As a brown-skinned man with a foreign accent, he found himself navigating white spaces and trying to carve out a life. He had to assimilate to whiteness, studying hard to neutralize his accent, adopting white mannerisms, and constantly proving himself to his white peers.
Growing up as a Palestinian in the diaspora, I can still see traces of these behaviours. Don’t get me wrong—my father is a proud Palestinian Muslim who embraces his heritage and culture. Yet, there are moments, like when we walk down grocery aisles and don’t speak Arabic to avoid making the white people around us uncomfortable. Or when he consciously accents his English, showcasing that he, a brown man, speaks it fluently. At times, he even hesitates to identify as Palestinian around certain people.
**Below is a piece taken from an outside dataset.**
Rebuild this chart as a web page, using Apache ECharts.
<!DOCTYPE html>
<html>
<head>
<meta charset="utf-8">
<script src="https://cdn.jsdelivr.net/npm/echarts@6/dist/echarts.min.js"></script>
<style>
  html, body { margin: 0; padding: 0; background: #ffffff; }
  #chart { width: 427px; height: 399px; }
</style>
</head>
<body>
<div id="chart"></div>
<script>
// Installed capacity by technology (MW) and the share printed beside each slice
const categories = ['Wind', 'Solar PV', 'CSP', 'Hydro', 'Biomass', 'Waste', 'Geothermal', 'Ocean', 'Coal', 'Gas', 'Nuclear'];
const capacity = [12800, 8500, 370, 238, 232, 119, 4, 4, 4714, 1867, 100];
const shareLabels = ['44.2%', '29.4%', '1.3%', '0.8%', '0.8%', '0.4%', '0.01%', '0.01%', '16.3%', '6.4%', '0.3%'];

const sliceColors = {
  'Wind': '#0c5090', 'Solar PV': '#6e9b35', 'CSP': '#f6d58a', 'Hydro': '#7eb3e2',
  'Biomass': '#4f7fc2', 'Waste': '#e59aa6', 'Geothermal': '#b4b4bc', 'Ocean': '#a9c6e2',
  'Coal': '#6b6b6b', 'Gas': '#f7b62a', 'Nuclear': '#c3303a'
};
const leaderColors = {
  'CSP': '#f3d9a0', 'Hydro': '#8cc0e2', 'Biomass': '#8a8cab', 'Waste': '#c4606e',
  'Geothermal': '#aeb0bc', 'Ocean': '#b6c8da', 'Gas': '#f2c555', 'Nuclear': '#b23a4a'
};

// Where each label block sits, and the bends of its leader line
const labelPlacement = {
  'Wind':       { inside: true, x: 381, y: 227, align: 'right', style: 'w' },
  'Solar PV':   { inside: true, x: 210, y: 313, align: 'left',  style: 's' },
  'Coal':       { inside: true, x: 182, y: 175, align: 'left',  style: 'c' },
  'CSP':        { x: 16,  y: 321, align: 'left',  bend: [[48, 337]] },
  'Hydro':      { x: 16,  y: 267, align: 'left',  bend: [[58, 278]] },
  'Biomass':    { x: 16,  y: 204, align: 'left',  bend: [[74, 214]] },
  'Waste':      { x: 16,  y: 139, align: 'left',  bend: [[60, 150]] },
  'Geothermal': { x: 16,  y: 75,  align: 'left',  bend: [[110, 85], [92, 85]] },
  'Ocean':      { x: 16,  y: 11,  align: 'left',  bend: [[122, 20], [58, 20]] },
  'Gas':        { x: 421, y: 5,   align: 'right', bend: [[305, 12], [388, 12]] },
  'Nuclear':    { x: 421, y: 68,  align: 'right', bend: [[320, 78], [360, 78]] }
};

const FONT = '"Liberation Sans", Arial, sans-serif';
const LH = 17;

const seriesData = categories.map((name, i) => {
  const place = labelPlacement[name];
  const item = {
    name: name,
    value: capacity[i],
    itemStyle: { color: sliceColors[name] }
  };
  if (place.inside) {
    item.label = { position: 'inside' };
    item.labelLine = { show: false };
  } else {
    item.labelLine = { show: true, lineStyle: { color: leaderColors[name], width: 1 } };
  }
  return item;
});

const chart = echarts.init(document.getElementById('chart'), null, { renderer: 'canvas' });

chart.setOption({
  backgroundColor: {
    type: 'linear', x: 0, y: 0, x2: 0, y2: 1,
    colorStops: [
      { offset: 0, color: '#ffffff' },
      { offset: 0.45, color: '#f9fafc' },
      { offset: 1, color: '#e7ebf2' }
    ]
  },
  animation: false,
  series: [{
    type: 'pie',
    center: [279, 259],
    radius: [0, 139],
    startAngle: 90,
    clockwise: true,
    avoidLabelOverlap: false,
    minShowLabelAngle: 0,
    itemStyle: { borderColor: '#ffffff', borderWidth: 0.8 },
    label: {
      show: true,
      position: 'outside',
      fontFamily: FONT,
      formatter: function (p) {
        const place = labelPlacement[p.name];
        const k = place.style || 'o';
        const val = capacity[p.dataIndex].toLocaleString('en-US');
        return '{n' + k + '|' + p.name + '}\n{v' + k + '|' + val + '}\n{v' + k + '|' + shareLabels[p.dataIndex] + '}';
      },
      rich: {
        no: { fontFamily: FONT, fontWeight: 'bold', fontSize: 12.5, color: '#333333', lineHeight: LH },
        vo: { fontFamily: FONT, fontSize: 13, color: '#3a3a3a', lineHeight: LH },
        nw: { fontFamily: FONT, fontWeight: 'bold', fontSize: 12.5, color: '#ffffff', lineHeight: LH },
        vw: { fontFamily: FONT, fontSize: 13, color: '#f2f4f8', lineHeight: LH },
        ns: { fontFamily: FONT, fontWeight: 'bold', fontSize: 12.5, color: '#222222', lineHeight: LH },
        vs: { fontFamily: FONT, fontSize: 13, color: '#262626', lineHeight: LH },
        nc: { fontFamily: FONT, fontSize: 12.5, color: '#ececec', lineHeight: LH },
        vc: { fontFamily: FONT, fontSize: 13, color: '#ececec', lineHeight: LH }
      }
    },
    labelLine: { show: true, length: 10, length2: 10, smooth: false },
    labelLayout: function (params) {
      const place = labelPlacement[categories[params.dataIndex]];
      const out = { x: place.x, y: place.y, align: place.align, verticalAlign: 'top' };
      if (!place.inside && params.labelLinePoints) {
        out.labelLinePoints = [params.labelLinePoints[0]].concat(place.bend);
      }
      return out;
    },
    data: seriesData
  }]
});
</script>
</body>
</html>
It’s here that I see the connection to Baldwin’s words when he tells his nephew: “There is no reason for you to try to become like white people, and there is no basis whatever for their impertinent assumption that they must accept you” (22).
Like Baldwin, my father has had to accept the ignorance and racism of white people, because, tragically, the same force that drove my family out of Palestine—white supremacy—is what my father had to confront and assimilate to in order to survive in the Western world. White supremacy doesn’t always present itself in blatant ways, but it lingers in the quiet, daily struggles my father faces to be seen, to integrate, to be accepted, and to succeed.